HANOI: Vietnamese police on Sunday raised the death toll from a blast at a fireworks factory to 24 blaming other explosives also stored at the site for the accident, which also left many injured.
“At least 24 people were killed—we have identified 16 bodies,” said Phu Tho policeman Pham Quang Minh.
Minh said more than 20 people had been injured, lower than the near-100 initially reported to have been hurt in the explosion at a military complex in northern Vietnam.
“According to a preliminary investigation, some explosives self-ignited in storage, which caused a fire and further explosions at the site,” he said, adding both fireworks and other explosives were stored at the Z121 military facility.
Plumes of black smoke billowed from the complex, around 120 kilometers north of Hanoi, as fireworks exploded uncontrollably for several hours on Saturday before the blaze was contained.
The explosion prompted the evacuation of some 2,000 people living near the area, most of whom had returned by Sunday.

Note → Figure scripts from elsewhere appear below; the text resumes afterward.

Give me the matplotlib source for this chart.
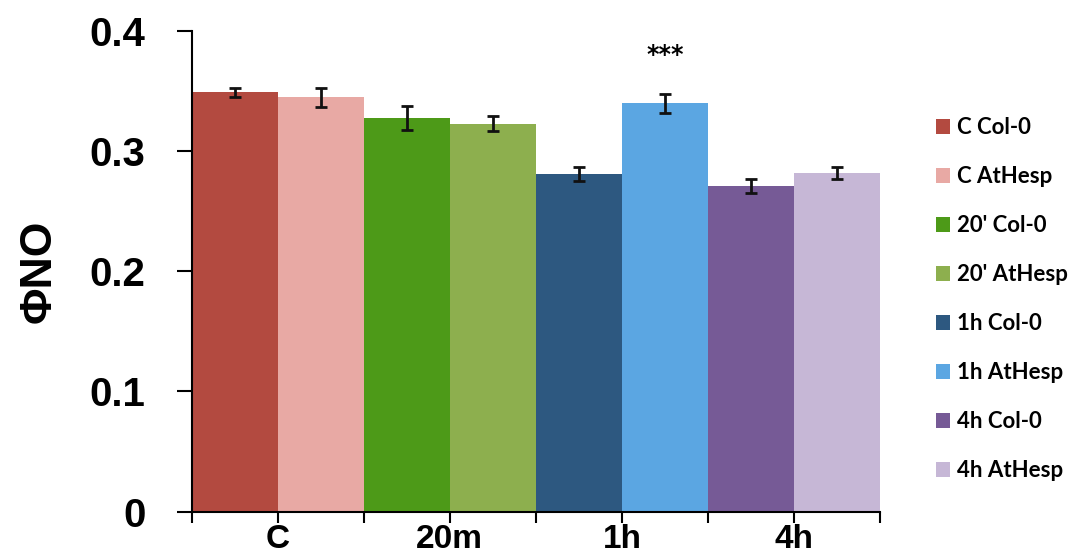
import matplotlib
matplotlib.use("Agg")
import matplotlib.pyplot as plt
from matplotlib.patches import Patch

series = ["C Col-0", "C AtHesp", "20' Col-0", "20' AtHesp",
          "1h Col-0", "1h AtHesp", "4h Col-0", "4h AtHesp"]
values = [0.349, 0.345, 0.328, 0.323, 0.281, 0.340, 0.271, 0.282]
errors = [0.004, 0.008, 0.010, 0.006, 0.006, 0.008, 0.006, 0.005]
colors = ["#b34a40", "#e8a9a4", "#4d9a18", "#8daf4e",
          "#2d5880", "#5ba6e2", "#765a96", "#c6b7d6"]
groups = ["C", "20m", "1h", "4h"]
yticks = [0, 0.1, 0.2, 0.3, 0.4]
ytick_labels = ["0", "0.1", "0.2", "0.3", "0.4"]

fig = plt.figure(figsize=(10.76, 5.56), dpi=100)
ax = fig.add_axes([0.178, 0.080, 0.640, 0.864])

x = list(range(len(values)))
ax.bar(x, values, width=1.0, color=colors, edgecolor="none",
       yerr=errors, error_kw=dict(ecolor="#111111", elinewidth=2.0, capsize=4.5, capthick=2.0))

ax.set_xlim(-0.5, len(values) - 0.5)
ax.set_ylim(0, 0.4)
ax.set_yticks(yticks)
ax.set_yticklabels(ytick_labels, fontsize=29, fontweight="bold", family="Liberation Sans")
ax.set_xticks([i + 0.5 for i in range(0, len(values), 2)])
ax.set_xticklabels(groups, fontsize=24, fontweight="bold", family="Liberation Sans")
ax.set_xticks([i - 0.5 for i in range(len(values) + 1)], minor=True)
ax.tick_params(axis="x", which="both", length=8, width=1.5, direction="out", pad=1)
ax.tick_params(axis="y", length=11, width=1.5, direction="out", pad=22)

for s in ["top", "right"]:
    ax.spines[s].set_visible(False)
for s in ["left", "bottom"]:
    ax.spines[s].set_linewidth(1.5)

ax.set_ylabel("ΦNO", fontsize=32, fontweight="bold", family="Liberation Sans", labelpad=22)

ax.text(5, 0.380, "***", ha="center", va="center", fontsize=17, fontweight="bold")

handles = [Patch(facecolor=c, edgecolor="none") for c in colors]
fig.legend(handles, series, loc="center left", bbox_to_anchor=(0.851, 0.462),
           frameon=False, prop=dict(family="Lato", weight="bold", size=16),
           handlelength=0.65, handleheight=0.65, handletextpad=0.3, labelspacing=1.26)

fig.savefig("out.png", dpi=100)
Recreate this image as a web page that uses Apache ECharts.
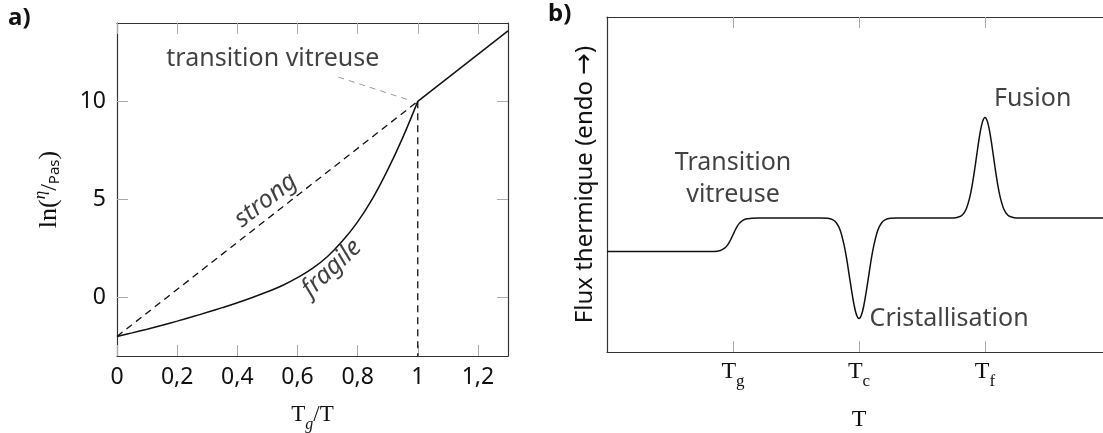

Minister of Defense Phung Quang Thanh visited the area late Saturday, calling for urgent assistance for the victims’ families.
In the hours after the explosion, local hospitals were swamped with victims, some with horrific burns. The most critical cases were moved to a specialist burns center on the outskirts of Hanoi.
In 2010, fireworks being prepared at Hanoi’s My Dinh stadium for use in the city’s 1,000th anniversary celebrations exploded, killing three foreigners and one Vietnamese national.
Handmade firecrackers were traditionally used as a symbol of good luck to celebrate the Lunar New Year—known locally as Tet—and at weddings.
But, in 1994, the government banned the production and use of all firecrackers nationwide for safety reasons, changing instead to fireworks—which are produced only in state-approved facilities.